> **Given exercise**
Copy each line exactly. Drop every picture.
▬▬▬
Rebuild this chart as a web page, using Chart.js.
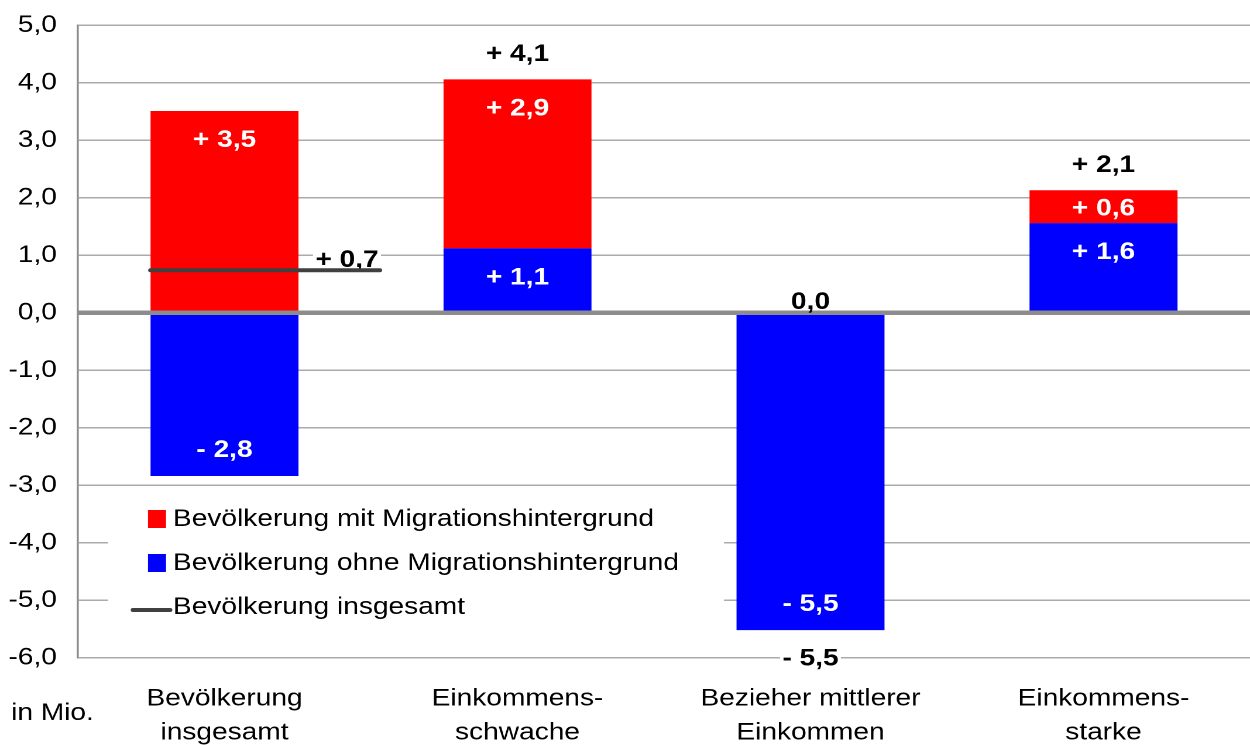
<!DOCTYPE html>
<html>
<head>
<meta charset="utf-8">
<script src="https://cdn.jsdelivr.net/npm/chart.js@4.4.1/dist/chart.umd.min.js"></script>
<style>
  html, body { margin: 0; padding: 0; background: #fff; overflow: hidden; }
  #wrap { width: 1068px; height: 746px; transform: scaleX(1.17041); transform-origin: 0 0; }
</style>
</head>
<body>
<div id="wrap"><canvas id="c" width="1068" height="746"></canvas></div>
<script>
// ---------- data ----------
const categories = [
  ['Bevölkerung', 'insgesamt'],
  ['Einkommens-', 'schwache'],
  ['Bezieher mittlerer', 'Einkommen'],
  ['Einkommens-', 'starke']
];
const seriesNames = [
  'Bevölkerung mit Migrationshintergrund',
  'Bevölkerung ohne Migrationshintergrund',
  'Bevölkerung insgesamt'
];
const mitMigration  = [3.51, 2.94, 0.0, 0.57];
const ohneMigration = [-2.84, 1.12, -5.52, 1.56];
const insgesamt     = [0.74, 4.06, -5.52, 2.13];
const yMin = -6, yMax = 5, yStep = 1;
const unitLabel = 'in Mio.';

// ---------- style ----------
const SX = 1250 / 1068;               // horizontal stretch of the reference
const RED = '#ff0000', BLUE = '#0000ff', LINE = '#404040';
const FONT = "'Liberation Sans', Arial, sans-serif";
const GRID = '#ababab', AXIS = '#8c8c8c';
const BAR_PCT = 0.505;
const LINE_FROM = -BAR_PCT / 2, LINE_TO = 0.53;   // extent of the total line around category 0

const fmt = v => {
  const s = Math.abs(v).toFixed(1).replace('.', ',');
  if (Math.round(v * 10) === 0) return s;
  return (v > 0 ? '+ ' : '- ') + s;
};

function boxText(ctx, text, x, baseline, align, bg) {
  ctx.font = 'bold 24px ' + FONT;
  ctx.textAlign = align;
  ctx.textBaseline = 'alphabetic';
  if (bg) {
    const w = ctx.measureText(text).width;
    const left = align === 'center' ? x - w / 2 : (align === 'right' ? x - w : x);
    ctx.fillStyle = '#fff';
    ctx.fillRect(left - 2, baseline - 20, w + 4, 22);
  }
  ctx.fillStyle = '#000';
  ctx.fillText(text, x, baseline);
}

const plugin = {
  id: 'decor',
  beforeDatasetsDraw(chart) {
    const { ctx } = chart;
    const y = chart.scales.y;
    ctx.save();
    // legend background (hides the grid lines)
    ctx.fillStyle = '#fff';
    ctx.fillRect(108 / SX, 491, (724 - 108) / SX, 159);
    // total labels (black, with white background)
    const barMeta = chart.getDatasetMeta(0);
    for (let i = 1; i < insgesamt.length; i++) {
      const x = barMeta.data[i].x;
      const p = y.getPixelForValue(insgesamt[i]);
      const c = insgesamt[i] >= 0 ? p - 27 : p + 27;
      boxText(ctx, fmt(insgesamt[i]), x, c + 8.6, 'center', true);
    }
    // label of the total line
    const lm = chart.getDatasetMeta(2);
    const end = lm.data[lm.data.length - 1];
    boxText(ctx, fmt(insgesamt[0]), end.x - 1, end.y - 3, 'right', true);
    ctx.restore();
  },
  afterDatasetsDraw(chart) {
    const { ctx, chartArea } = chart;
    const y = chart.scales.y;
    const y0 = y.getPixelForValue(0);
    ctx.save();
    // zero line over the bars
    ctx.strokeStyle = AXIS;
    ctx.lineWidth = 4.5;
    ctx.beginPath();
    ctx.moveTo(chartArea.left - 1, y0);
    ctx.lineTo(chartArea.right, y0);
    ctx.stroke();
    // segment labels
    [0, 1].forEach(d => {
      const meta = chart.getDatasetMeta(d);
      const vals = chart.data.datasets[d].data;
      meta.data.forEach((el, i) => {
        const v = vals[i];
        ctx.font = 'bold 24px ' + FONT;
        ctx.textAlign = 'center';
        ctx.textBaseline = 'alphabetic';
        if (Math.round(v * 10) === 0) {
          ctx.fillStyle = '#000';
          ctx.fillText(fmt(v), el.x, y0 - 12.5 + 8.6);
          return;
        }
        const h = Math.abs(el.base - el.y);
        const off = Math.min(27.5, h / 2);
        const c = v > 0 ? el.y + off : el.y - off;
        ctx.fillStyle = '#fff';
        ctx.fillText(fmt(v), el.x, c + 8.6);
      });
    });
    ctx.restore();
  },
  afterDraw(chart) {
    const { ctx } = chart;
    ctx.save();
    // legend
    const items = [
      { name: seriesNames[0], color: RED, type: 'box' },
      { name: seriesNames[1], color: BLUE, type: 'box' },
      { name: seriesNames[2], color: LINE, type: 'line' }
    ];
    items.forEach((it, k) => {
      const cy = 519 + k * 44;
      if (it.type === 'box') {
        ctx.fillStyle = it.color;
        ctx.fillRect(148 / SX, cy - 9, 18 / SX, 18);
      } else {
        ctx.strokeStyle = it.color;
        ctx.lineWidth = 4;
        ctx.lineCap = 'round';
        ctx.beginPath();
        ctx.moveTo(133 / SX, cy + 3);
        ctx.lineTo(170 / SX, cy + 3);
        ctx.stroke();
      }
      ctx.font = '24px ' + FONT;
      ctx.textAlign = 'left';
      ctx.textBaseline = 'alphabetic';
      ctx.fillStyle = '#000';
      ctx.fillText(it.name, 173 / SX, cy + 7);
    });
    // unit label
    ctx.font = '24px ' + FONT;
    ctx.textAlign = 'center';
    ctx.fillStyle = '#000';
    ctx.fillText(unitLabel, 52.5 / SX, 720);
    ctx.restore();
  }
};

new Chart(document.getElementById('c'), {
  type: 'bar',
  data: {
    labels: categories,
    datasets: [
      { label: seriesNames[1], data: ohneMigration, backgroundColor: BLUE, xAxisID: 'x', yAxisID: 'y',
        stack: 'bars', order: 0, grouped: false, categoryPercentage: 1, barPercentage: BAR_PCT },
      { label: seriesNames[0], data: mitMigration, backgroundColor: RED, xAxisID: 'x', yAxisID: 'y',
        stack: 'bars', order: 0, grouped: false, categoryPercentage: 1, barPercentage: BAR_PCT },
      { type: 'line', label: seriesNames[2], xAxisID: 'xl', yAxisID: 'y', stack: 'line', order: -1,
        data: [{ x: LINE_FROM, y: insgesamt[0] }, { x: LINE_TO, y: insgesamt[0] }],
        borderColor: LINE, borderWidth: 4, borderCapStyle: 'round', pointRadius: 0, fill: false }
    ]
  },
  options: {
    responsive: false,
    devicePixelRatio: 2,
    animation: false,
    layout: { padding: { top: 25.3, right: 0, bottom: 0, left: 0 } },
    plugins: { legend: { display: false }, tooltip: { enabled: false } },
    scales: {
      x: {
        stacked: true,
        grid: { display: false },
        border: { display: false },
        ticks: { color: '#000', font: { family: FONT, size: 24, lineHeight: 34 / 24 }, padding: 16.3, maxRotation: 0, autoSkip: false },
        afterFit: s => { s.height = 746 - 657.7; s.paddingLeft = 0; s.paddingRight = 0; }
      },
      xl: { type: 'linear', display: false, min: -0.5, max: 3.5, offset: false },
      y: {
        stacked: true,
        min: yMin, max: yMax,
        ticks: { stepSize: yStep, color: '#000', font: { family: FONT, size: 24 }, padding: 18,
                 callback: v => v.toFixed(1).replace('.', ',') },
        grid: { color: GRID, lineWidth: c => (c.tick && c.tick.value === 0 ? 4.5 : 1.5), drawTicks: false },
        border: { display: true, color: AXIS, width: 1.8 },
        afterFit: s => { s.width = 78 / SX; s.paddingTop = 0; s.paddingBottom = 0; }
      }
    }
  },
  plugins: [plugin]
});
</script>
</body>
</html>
▬▬▬
> **Solution below**
Rebuild this chart as a web page, using Chart.js.
<!DOCTYPE html>
<html>
<head>
<meta charset="utf-8">
<script src="https://cdn.jsdelivr.net/npm/chart.js@4.4.1/dist/chart.umd.min.js"></script>
<style>
  html, body { margin: 0; padding: 0; background: #fff; overflow: hidden; }
  #wrap { width: 1068px; height: 746px; transform: scaleX(1.17041); transform-origin: 0 0; }
</style>
</head>
<body>
<div id="wrap"><canvas id="c" width="1068" height="746"></canvas></div>
<script>
// ---------- data ----------
const categories = [
  ['Bevölkerung', 'insgesamt'],
  ['Einkommens-', 'schwache'],
  ['Bezieher mittlerer', 'Einkommen'],
  ['Einkommens-', 'starke']
];
const seriesNames = [
  'Bevölkerung mit Migrationshintergrund',
  'Bevölkerung ohne Migrationshintergrund',
  'Bevölkerung insgesamt'
];
const mitMigration  = [3.51, 2.94, 0.0, 0.57];
const ohneMigration = [-2.84, 1.12, -5.52, 1.56];
const insgesamt     = [0.74, 4.06, -5.52, 2.13];
const yMin = -6, yMax = 5, yStep = 1;
const unitLabel = 'in Mio.';

// ---------- style ----------
const SX = 1250 / 1068;               // horizontal stretch of the reference
const RED = '#ff0000', BLUE = '#0000ff', LINE = '#404040';
const FONT = "'Liberation Sans', Arial, sans-serif";
const GRID = '#ababab', AXIS = '#8c8c8c';
const BAR_PCT = 0.505;
const LINE_FROM = -BAR_PCT / 2, LINE_TO = 0.53;   // extent of the total line around category 0

const fmt = v => {
  const s = Math.abs(v).toFixed(1).replace('.', ',');
  if (Math.round(v * 10) === 0) return s;
  return (v > 0 ? '+ ' : '- ') + s;
};

function boxText(ctx, text, x, baseline, align, bg) {
  ctx.font = 'bold 24px ' + FONT;
  ctx.textAlign = align;
  ctx.textBaseline = 'alphabetic';
  if (bg) {
    const w = ctx.measureText(text).width;
    const left = align === 'center' ? x - w / 2 : (align === 'right' ? x - w : x);
    ctx.fillStyle = '#fff';
    ctx.fillRect(left - 2, baseline - 20, w + 4, 22);
  }
  ctx.fillStyle = '#000';
  ctx.fillText(text, x, baseline);
}

const plugin = {
  id: 'decor',
  beforeDatasetsDraw(chart) {
    const { ctx } = chart;
    const y = chart.scales.y;
    ctx.save();
    // legend background (hides the grid lines)
    ctx.fillStyle = '#fff';
    ctx.fillRect(108 / SX, 491, (724 - 108) / SX, 159);
    // total labels (black, with white background)
    const barMeta = chart.getDatasetMeta(0);
    for (let i = 1; i < insgesamt.length; i++) {
      const x = barMeta.data[i].x;
      const p = y.getPixelForValue(insgesamt[i]);
      const c = insgesamt[i] >= 0 ? p - 27 : p + 27;
      boxText(ctx, fmt(insgesamt[i]), x, c + 8.6, 'center', true);
    }
    // label of the total line
    const lm = chart.getDatasetMeta(2);
    const end = lm.data[lm.data.length - 1];
    boxText(ctx, fmt(insgesamt[0]), end.x - 1, end.y - 3, 'right', true);
    ctx.restore();
  },
  afterDatasetsDraw(chart) {
    const { ctx, chartArea } = chart;
    const y = chart.scales.y;
    const y0 = y.getPixelForValue(0);
    ctx.save();
    // zero line over the bars
    ctx.strokeStyle = AXIS;
    ctx.lineWidth = 4.5;
    ctx.beginPath();
    ctx.moveTo(chartArea.left - 1, y0);
    ctx.lineTo(chartArea.right, y0);
    ctx.stroke();
    // segment labels
    [0, 1].forEach(d => {
      const meta = chart.getDatasetMeta(d);
      const vals = chart.data.datasets[d].data;
      meta.data.forEach((el, i) => {
        const v = vals[i];
        ctx.font = 'bold 24px ' + FONT;
        ctx.textAlign = 'center';
        ctx.textBaseline = 'alphabetic';
        if (Math.round(v * 10) === 0) {
          ctx.fillStyle = '#000';
          ctx.fillText(fmt(v), el.x, y0 - 12.5 + 8.6);
          return;
        }
        const h = Math.abs(el.base - el.y);
        const off = Math.min(27.5, h / 2);
        const c = v > 0 ? el.y + off : el.y - off;
        ctx.fillStyle = '#fff';
        ctx.fillText(fmt(v), el.x, c + 8.6);
      });
    });
    ctx.restore();
  },
  afterDraw(chart) {
    const { ctx } = chart;
    ctx.save();
    // legend
    const items = [
      { name: seriesNames[0], color: RED, type: 'box' },
      { name: seriesNames[1], color: BLUE, type: 'box' },
      { name: seriesNames[2], color: LINE, type: 'line' }
    ];
    items.forEach((it, k) => {
      const cy = 519 + k * 44;
      if (it.type === 'box') {
        ctx.fillStyle = it.color;
        ctx.fillRect(148 / SX, cy - 9, 18 / SX, 18);
      } else {
        ctx.strokeStyle = it.color;
        ctx.lineWidth = 4;
        ctx.lineCap = 'round';
        ctx.beginPath();
        ctx.moveTo(133 / SX, cy + 3);
        ctx.lineTo(170 / SX, cy + 3);
        ctx.stroke();
      }
      ctx.font = '24px ' + FONT;
      ctx.textAlign = 'left';
      ctx.textBaseline = 'alphabetic';
      ctx.fillStyle = '#000';
      ctx.fillText(it.name, 173 / SX, cy + 7);
    });
    // unit label
    ctx.font = '24px ' + FONT;
    ctx.textAlign = 'center';
    ctx.fillStyle = '#000';
    ctx.fillText(unitLabel, 52.5 / SX, 720);
    ctx.restore();
  }
};

new Chart(document.getElementById('c'), {
  type: 'bar',
  data: {
    labels: categories,
    datasets: [
      { label: seriesNames[1], data: ohneMigration, backgroundColor: BLUE, xAxisID: 'x', yAxisID: 'y',
        stack: 'bars', order: 0, grouped: false, categoryPercentage: 1, barPercentage: BAR_PCT },
      { label: seriesNames[0], data: mitMigration, backgroundColor: RED, xAxisID: 'x', yAxisID: 'y',
        stack: 'bars', order: 0, grouped: false, categoryPercentage: 1, barPercentage: BAR_PCT },
      { type: 'line', label: seriesNames[2], xAxisID: 'xl', yAxisID: 'y', stack: 'line', order: -1,
        data: [{ x: LINE_FROM, y: insgesamt[0] }, { x: LINE_TO, y: insgesamt[0] }],
        borderColor: LINE, borderWidth: 4, borderCapStyle: 'round', pointRadius: 0, fill: false }
    ]
  },
  options: {
    responsive: false,
    devicePixelRatio: 2,
    animation: false,
    layout: { padding: { top: 25.3, right: 0, bottom: 0, left: 0 } },
    plugins: { legend: { display: false }, tooltip: { enabled: false } },
    scales: {
      x: {
        stacked: true,
        grid: { display: false },
        border: { display: false },
        ticks: { color: '#000', font: { family: FONT, size: 24, lineHeight: 34 / 24 }, padding: 16.3, maxRotation: 0, autoSkip: false },
        afterFit: s => { s.height = 746 - 657.7; s.paddingLeft = 0; s.paddingRight = 0; }
      },
      xl: { type: 'linear', display: false, min: -0.5, max: 3.5, offset: false },
      y: {
        stacked: true,
        min: yMin, max: yMax,
        ticks: { stepSize: yStep, color: '#000', font: { family: FONT, size: 24 }, padding: 18,
                 callback: v => v.toFixed(1).replace('.', ',') },
        grid: { color: GRID, lineWidth: c => (c.tick && c.tick.value === 0 ? 4.5 : 1.5), drawTicks: false },
        border: { display: true, color: AXIS, width: 1.8 },
        afterFit: s => { s.width = 78 / SX; s.paddingTop = 0; s.paddingBottom = 0; }
      }
    }
  },
  plugins: [plugin]
});
</script>
</body>
</html>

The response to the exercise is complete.